Re: Modeling acronym and abbreviation Labels scenario from Stella Dextre Clarke on 2013-02-24 (public-esw-thes@w3.org from February 2013)

From: Stella Dextre Clarke <stella@lukehouse.org>
Date: Sun, 24 Feb 2013 18:30:28 +0000
To: Antoine Isaac <aisaac@few.vu.nl>
CC: public-esw-thes@w3.org
Message-ID: <512A5C44.1000903@lukehouse.org>
Dear Bradley/Antoine,
I suspect that Antoine intended to write:
<skos:Concept rdf:about"#:tripleDataEncryptionAlgorithm">
   <skos:prefLabel xml:lang="en">Triple Data Encryption 
Algorithm</skos:prefLabel>
   <skos:hiddenLabel xml:lang="en">Triple DEZ</skos:hiddenLabel>
   <skos:altLabel xml:lang="en">Triple DES</skos:altLabel>
   <skos:notation 
rdf:datatype="http://www.w3.org/2001/XMLSchema#string">3DES</skos:notation>

As well as the small correction in the above, I wonder why "3DES" would 
be handled as a notation. Bradley's message does not mention needing a 
notation. A notation has a different function from either abbreviations 
or acronyms.
Why not treat all the respectable alternatives as altlabel, thus:

<skos:Concept rdf:about"#:tripleDataEncryptionAlgorithm">
   <skos:prefLabel xml:lang="en">Triple Data Encryption 
Algorithm</skos:prefLabel>
   <skos:hiddenLabel xml:lang="en">Triple DEZ</skos:hiddenLabel>
   <skos:altLabel xml:lang="en">Triple DES</skos:altLabel>
   <skos:altLabel xml:lang="en">3DES</skos:altLabel>

If you do this, you fail to declare whether 3DES is an abbreviation or 
an acronym or a synonym or a near-synonym or a common name or a 
scientific name or etc, but in most applications it is unnecessary to 
specify what kind of a non-preferred term it is. Just ignore this 
suggestion If you DO need to pick out those non-preferred terms that are 
acronyms or abbreviations (or if you cannot accept more than one 
ordinary non-preferred term).
Stella

*****************************************************
Stella Dextre Clarke
Information Consultant and Chair, ISKO UK
Luke House, West Hendred, Wantage, OX12 8RR, UK
Tel: 01235-833-298
Fax: 01235-863-298
stella@lukehouse.org
*****************************************************




On 24/02/2013 16:27, Antoine Isaac wrote:
> Dear Bradley,
>
> First sorry for the time it took...
>
> I'm actually not sure to understand the question.
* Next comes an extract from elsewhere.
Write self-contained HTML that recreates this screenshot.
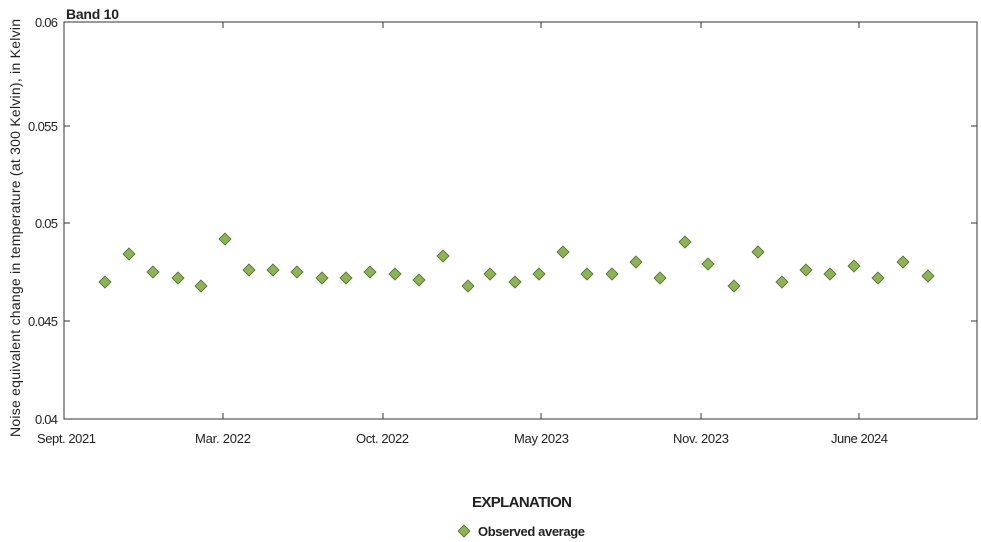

Are you searching 
> for more complex than
>
> <skos:Concept rdf:about"#:tripleDataEncryptionAlgorithm">
>   <skos:prefLabel xml:lang="en">Triple Data Encryption 
> Algorithm</skos:prefLabel>
>   <skos:hiddenLabel xml:lang="en">Triple DEZ</skos:hiddenLabel>
>   <skos:altLabel xml:lang="en">Triple DES</skos:prefLabel>
>   <skos:notation 
> rdf:datatype="http://www.w3.org/2001/XMLSchema#string">3DES</skos:notation>
>
> ?
> You can indeed create sub-properties of skos:prefLabel, skos:altLabel, 
> skos:hiddenLabel and skos:notation for representing the exact "flavor" 
> or your acronyms and abbreviations, but I'm not sure this is what you 
> really need, for simple text mining the occurrence of concepts in 
> documents.
>
> MADS/RDF offers finer grain. But similarly, I'm not sure you need it...
>
> Best,
>
> Antoine
>
>
>> Dear mailing list,
>>
>> I am trying to build a controlled vocabulary schema to be able to 
>> model something like RFC 4949 http://tools.ietf.org/html/rfc4949
>>
>> This controlled vocabulary has “separate” entries for the acronym, 
>> abbreviation, each slang/synonym, and canonical term. There are also 
>> deprecatedLabel.
>>
>> I do not want separate entries for each acronym/abbreviation as the 
>> MADs/rdf object properties hasAcronymVariant and 
>> hasAbbreviationVAriant suggests. Instead I want everything in one 
>> canonical entry. (reasons outline in Use Case Scenario below)
>>
>> For example in the RFC 4949, page 9 :
>>
>> prefLabel: Triple Data Encryption Algorithm
>>
>> hiddenLabel: Triple DEZ [I made up this slang]
>>
>> How would you model these 2 alternatives to the canonical Label in 
>> MADS/rdf?
>>
>> acronym:3DES
>>
>> abbreviation: Triple DES
>>
>> Use Case Scenario
>>
>> We want to build a master controlled vocabulary by text mining many 
>> glossaries such as RFC 4949. So we have to be able to process these 
>> varying labels and cross references.
>>
>> One approach is to model RFC 4949 using MDS/rdf as the specification 
>> suggests, and then use a some sort of inferencing/query to get the 
>> acronyms/abbreviations to “appear” as part of the canonical term 
>> using object properties. This leads to more term entries but makes it 
>> easy to text mine. This complicates XSLT transformation to .txt for 
>> further text mining.
>>
>> An alternate approach is to make one canonical entry for all label 
>> types for the text mining reason listed next which would simply the 
>> XSLT transformation from OWL to .txt
>>
>> We curate the multiple glossary inputs to ensure there is only one 
>> canonical idea presented ontologically/conceptually by a SME (either 
>> manually curate to ensure syntactically different labels for the same 
>> term are matched or SPARQL query to isolate duplicates or both 
>> techniques).
>>
>> Then we export the master term list as a .txt with preferred label, 
>> acronyms, symbols (QUDT ontology), abbreviations, and synonyms 
>> (altLabel). This acts as an input again for GATE so that we can text 
>> mine the true corpus that describes a product to build the knowledge 
>> base for that product.
>>
>> Right now our glossary has over 20,000 telecommunications terms (many 
>> complex and simple labels). So the design is important so we do not 
>> have a big job correcting populated design errors.
>>
>> Of course I can just model owl:acronym and owl:abbreviation under the 
>> approriate imported SKOS, SKOS-XL, and MADS/rdf data properties, but 
>> I would like to remain as close as possible to customary modeling.
>>
>> Any thoughts?
>>
>> *Bradley Shoebottom**
>> **Senior Information Architect – Research and Product Development*
>> Phone:*(506) 674-5439*| Toll-Free: *(800) 363-3358**
>> *Skype:*bradley.shoebottom*
>>
>> Email:*bradley.shoebottom@innovatia..net 
>> <mailto:bradley.shoebottom@innovatia.net>*
>>
>
>


--
Received on Sunday, 24 February 2013 18:31:02 UTC